DEREK ACHONG
A 35-year-old man from Point Fortin has been acquitted of raping his sister's 12-year-old stepdaughter.
The man, whose identity was withheld based on the outcome and to protect the alleged victim, was found not guilty of sexual intercourse with a minor (statutory rape) and indecent assault at the end of his second trial before High Court Judge Tricia Hudlin-Cooper and a nine-member jury on Tuesday.
The man was charged after the girl claimed that she was attacked at her home, which she shared with her father and stepmother in July 2009.
The man, who was 20 years old at the time, went on trial in 2019.

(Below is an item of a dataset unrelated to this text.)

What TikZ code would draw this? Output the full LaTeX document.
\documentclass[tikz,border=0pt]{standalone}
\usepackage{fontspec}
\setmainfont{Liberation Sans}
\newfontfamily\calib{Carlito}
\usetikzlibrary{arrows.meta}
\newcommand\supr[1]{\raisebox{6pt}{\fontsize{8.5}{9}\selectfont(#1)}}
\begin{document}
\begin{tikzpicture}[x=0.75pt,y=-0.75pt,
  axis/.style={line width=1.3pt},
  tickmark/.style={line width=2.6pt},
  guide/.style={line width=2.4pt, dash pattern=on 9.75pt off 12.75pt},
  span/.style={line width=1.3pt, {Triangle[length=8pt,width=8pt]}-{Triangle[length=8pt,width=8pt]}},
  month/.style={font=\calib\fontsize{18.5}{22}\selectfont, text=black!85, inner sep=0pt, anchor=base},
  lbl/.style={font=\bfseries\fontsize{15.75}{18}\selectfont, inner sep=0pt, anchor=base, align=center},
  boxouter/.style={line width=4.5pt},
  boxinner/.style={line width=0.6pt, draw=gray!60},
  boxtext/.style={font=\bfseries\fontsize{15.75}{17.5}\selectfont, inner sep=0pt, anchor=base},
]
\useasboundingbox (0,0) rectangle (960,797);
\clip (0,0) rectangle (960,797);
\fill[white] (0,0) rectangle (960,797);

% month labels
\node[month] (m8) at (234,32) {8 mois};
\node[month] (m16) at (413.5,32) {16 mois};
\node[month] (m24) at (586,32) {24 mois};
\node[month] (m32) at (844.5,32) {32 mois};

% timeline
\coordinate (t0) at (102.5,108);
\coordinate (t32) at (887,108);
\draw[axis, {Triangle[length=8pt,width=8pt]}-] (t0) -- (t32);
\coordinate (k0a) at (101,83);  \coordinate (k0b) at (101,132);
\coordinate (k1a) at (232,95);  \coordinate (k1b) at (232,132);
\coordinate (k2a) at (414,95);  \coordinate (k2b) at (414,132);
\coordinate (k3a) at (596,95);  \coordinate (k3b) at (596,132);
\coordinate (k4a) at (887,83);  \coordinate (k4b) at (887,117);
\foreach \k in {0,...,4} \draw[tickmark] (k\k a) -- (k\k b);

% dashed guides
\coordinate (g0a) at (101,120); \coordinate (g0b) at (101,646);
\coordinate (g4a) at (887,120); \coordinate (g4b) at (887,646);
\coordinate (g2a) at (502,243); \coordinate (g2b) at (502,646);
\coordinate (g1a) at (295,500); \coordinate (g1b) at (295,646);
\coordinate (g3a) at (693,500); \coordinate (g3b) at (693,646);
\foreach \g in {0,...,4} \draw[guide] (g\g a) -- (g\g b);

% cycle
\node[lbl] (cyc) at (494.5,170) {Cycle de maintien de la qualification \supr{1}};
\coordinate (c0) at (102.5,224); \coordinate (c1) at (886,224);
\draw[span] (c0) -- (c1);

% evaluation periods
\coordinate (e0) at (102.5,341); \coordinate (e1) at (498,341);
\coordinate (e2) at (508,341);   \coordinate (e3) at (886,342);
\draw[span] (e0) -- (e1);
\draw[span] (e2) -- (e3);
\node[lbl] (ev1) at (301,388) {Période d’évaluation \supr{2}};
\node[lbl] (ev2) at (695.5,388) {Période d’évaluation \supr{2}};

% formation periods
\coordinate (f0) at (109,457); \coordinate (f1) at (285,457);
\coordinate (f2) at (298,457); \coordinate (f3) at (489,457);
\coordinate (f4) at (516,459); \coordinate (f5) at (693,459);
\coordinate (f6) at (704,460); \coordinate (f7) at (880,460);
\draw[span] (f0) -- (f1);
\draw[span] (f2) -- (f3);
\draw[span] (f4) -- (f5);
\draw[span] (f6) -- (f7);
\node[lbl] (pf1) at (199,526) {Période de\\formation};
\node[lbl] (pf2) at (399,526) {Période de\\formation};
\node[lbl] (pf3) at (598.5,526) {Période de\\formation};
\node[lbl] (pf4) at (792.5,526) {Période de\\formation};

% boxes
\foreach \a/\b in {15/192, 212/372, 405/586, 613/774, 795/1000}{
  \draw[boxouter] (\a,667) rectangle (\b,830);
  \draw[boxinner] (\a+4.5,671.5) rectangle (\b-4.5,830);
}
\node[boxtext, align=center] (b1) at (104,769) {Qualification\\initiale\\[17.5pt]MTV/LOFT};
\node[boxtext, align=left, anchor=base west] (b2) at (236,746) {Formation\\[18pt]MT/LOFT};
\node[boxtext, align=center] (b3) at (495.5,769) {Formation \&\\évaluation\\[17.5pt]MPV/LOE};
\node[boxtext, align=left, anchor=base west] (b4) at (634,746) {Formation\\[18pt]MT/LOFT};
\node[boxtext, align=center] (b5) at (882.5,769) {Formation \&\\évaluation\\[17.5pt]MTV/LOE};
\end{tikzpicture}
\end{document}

However, the trial ended in a hung jury with six jurors finding him guilty and three voting to acquit.
During his recent and brief retrial before Justice Hudlin-Cooper, prosecutors led the evidence of two witnesses—the alleged victim, who is now an adult, and the woman police constable (WPC), who investigated the report and charged him.
The man, who denied attacking the child, testified in his defence and was supported by his sister.

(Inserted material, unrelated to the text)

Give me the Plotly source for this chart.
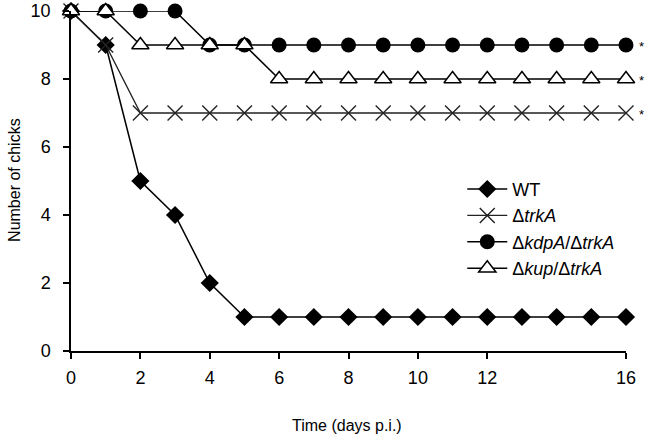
import plotly.graph_objects as go

days = list(range(0, 17))
wt = [10, 9, 5, 4, 2, 1, 1, 1, 1, 1, 1, 1, 1, 1, 1, 1, 1]
trkA = [10, 9, 7, 7, 7, 7, 7, 7, 7, 7, 7, 7, 7, 7, 7, 7, 7]
kdpA_trkA = [10, 10, 10, 10, 9, 9, 9, 9, 9, 9, 9, 9, 9, 9, 9, 9, 9]
kup_trkA = [10, 10, 9, 9, 9, 9, 8, 8, 8, 8, 8, 8, 8, 8, 8, 8, 8]
names = ["WT", "Δ<i>trkA</i>", "Δ<i>kdpA</i>/Δ<i>trkA</i>", "Δ<i>kup</i>/Δ<i>trkA</i>"]
sig_levels = [9, 8, 7]
x_ticks = [0, 2, 4, 6, 8, 10, 12, 16]
y_ticks = [0, 2, 4, 6, 8, 10]

fig = go.Figure()
fig.add_trace(go.Scatter(x=days, y=wt, name=names[0], mode="lines+markers",
                         line=dict(color="black", width=1.5),
                         marker=dict(symbol="diamond", size=14, color="black"),
                         cliponaxis=False))
fig.add_trace(go.Scatter(x=days, y=trkA, name=names[1], mode="lines+markers",
                         line=dict(color="#222", width=1.3),
                         marker=dict(symbol="x-thin-open", size=15,
                                     line=dict(color="#333", width=1.4)),
                         cliponaxis=False))
fig.add_trace(go.Scatter(x=days, y=kdpA_trkA, name=names[2], mode="lines+markers",
                         line=dict(color="black", width=1.5),
                         marker=dict(symbol="circle", size=15, color="black"),
                         cliponaxis=False))
fig.add_trace(go.Scatter(x=days, y=kup_trkA, name=names[3], mode="lines+markers",
                         line=dict(color="black", width=1.5),
                         marker=dict(symbol="triangle-up", size=15, color="white",
                                     line=dict(color="black", width=1.5)),
                         cliponaxis=False))

for v in sig_levels:
    fig.add_annotation(x=1.0, y=v, xref="paper", yref="y", text="*", showarrow=False,
                       xanchor="center", yanchor="middle",
                       xshift=15, yshift=-1, font=dict(size=13, color="black"))

fig.add_annotation(x=0.497, y=-0.218, xref="paper", yref="paper",
                   text="Time (days p.i.)", showarrow=False,
                   font=dict(size=16), xanchor="center", yanchor="middle")
fig.add_annotation(x=-0.101, y=0.503, xref="paper", yref="paper",
                   text="Number of chicks", showarrow=False, textangle=-90,
                   font=dict(size=16), xanchor="center", yanchor="middle")

font_family = "Liberation Sans, Arial, sans-serif"
fig.update_layout(
    width=648, height=439,
    margin=dict(l=71, r=22, t=11, b=88, autoexpand=False),
    plot_bgcolor="white", paper_bgcolor="white",
    font=dict(family=font_family, size=16, color="black"),
    showlegend=True,
    legend=dict(x=0.705, y=0.53, xanchor="left", yanchor="top",
                font=dict(size=18), bgcolor="rgba(0,0,0,0)",
                tracegroupgap=0, itemwidth=40),
    xaxis=dict(range=[0, 16], tickvals=x_ticks, automargin=False,
               showline=True, linecolor="black", linewidth=1.5,
               ticks="outside", ticklen=6, tickwidth=1.5, tickcolor="black",
               showgrid=False, zeroline=False, tickfont=dict(size=18),
               ticklabelstandoff=4),
    yaxis=dict(range=[0, 10], tickvals=y_ticks, automargin=False,
               showline=True, linecolor="black", linewidth=1.5,
               ticks="outside", ticklen=6, tickwidth=1.5, tickcolor="black",
               showgrid=False, zeroline=False, tickfont=dict(size=18),
               ticklabelstandoff=9),
)

fig.write_html("out.html", config={"displayModeBar": False},
               post_script="document.body.style.margin='0px';document.body.style.padding='0px';")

Through cross-examination, his defence attorney, Tamara Gregorio challenged the strength of the investigation conducted by the WPC.

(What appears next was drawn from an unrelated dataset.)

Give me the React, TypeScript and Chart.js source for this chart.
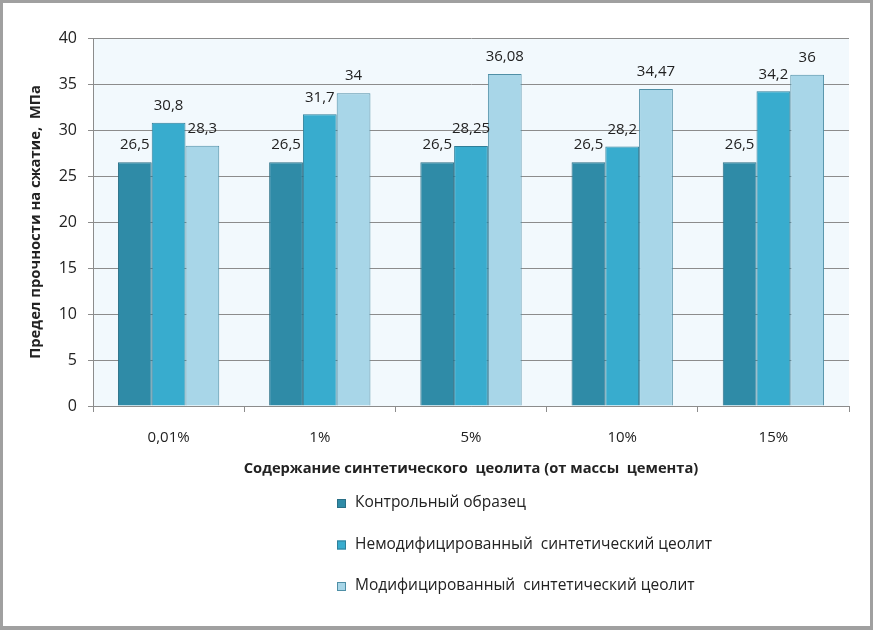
import React, { useEffect, useRef } from "react";
import { Chart, registerables } from "chart.js";

Chart.register(...registerables);

const categories = ["0,01%", "1%", "5%", "10%", "15%"];
const controlValues = [26.5, 26.5, 26.5, 26.5, 26.5];
const unmodifiedValues = [30.8, 31.7, 28.25, 28.2, 34.2];
const modifiedValues = [28.3, 34, 36.08, 34.47, 36];
const seriesNames = [
  "Контрольный образец",
  "Немодифицированный  синтетический цеолит",
  "Модифицированный  синтетический цеолит",
];
const seriesColors = ["#2f8ba7", "#38acce", "#a8d6e8"];
const seriesBorders = ["#2a6f86", "#2f7f99", "#4f8fa6"];
const yTitle = "Предел прочности на сжатие,  МПа";
const xTitle = "Содержание синтетического  цеолита (от массы  цемента)";

const FONT = "'Open Sans', 'Noto Sans', sans-serif";

const plotBg = {
  id: "plotBg",
  beforeDraw(chart: any) {
    const { ctx, chartArea } = chart;
    ctx.save();
    ctx.fillStyle = "#f2f9fd";
    ctx.fillRect(chartArea.left, chartArea.top, chartArea.right - chartArea.left, chartArea.bottom - chartArea.top);
    ctx.restore();
  },
};

const valueLabels = {
  id: "valueLabels",
  afterDatasetsDraw(chart: any) {
    const { ctx } = chart;
    ctx.save();
    ctx.font = `15px ${FONT}`;
    ctx.fillStyle = "#222";
    ctx.textAlign = "center";
    ctx.textBaseline = "middle";
    chart.data.datasets.forEach((ds: any, i: number) => {
      const meta = chart.getDatasetMeta(i);
      meta.data.forEach((bar: any, j: number) => {
        const v = ds.data[j];
        ctx.fillText(String(v).replace(".", ","), bar.x, bar.y - 17);
      });
    });
    ctx.restore();
  },
};

const sideLegend = {
  id: "sideLegend",
  afterDraw(chart: any) {
    const { ctx } = chart;
    ctx.save();
    ctx.font = `15.5px ${FONT}`;
    ctx.textBaseline = "middle";
    ctx.textAlign = "left";
    chart.data.datasets.forEach((ds: any, i: number) => {
      const y = 500 + i * 41.5;
      ctx.fillStyle = ds.backgroundColor;
      ctx.fillRect(334, y - 4, 9, 9);
      ctx.strokeStyle = ds.borderColor;
      ctx.lineWidth = 1;
      ctx.strokeRect(334.5, y - 3.5, 8, 8);
      ctx.fillStyle = "#222";
      ctx.fillText(ds.label, 352, y);
    });
    ctx.restore();
  },
};

export default function App() {
  const ref = useRef<HTMLCanvasElement>(null);
  useEffect(() => {
    const mk = (label: string, data: number[], i: number) => ({
      label,
      data,
      backgroundColor: seriesColors[i],
      borderColor: seriesBorders[i],
      borderWidth: 1,
      categoryPercentage: 0.67,
      barPercentage: 1,
    });
    const chart = new Chart(ref.current!, {
      type: "bar",
      data: {
        labels: categories,
        datasets: [
          mk(seriesNames[0], controlValues, 0),
          mk(seriesNames[1], unmodifiedValues, 1),
          mk(seriesNames[2], modifiedValues, 2),
        ],
      },
      options: {
        animation: false,
        responsive: false,
        layout: { padding: { left: 0, right: 21, top: 35, bottom: 130 } },
        plugins: { legend: { display: false }, tooltip: { enabled: false } },
        scales: {
          x: {
            grid: { drawOnChartArea: false, drawTicks: true, tickLength: 6, color: "#8c8c8c", offset: true },
            border: { display: true, color: "#8c8c8c" },
            ticks: { color: "#222", font: { family: FONT, size: 15 }, padding: 17 },
            title: {
              display: true,
              text: xTitle,
              color: "#222",
              font: { family: FONT, size: 14.7, weight: "bold" },
              padding: { top: 0, bottom: 18 },
            },
            afterFit(scale: any) {
              scale.height = 90;
            },
          },
          y: {
            min: 0,
            max: 40,
            ticks: { stepSize: 5, color: "#222", font: { family: FONT, size: 16 }, padding: 11 },
            grid: { color: "#8c8c8c", tickLength: 5 },
            border: { display: true, color: "#8c8c8c" },
            title: {
              display: true,
              text: yTitle,
              color: "#222",
              font: { family: FONT, size: 14.8, weight: "bold" },
              padding: { top: 24, bottom: 0 },
            },
            afterFit(scale: any) {
              scale.width = 90;
            },
          },
        },
      },
      plugins: [plotBg, valueLabels, sideLegend],
    });
    return () => chart.destroy();
  }, []);
  return (
    <div style={{ position: "fixed", left: 0, top: 0, width: 873, height: 630, background: "#a0a0a0" }}>
      <div style={{ position: "absolute", left: 3, top: 3, width: 867, height: 623, background: "#fff" }}>
        <canvas ref={ref} width={867} height={623} style={{ display: "block", width: 867, height: 623 }} />
      </div>
    </div>
  );
}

She pointed out that the officer did not collect evidence from the child's house and did not search the man's house after his arrest. The officer also claimed that her diary, which contained notes of her investigation, was lost in a flood.
The jury took three hours to deliberate on the evidence and decide on verdicts for the man.
The man received a majority verdict on the statutory rape charge, with one of the nine jurors disagreeing with their fellow jurors about his guilt. The jurors unanimously found him not guilty of the indecent assault charge.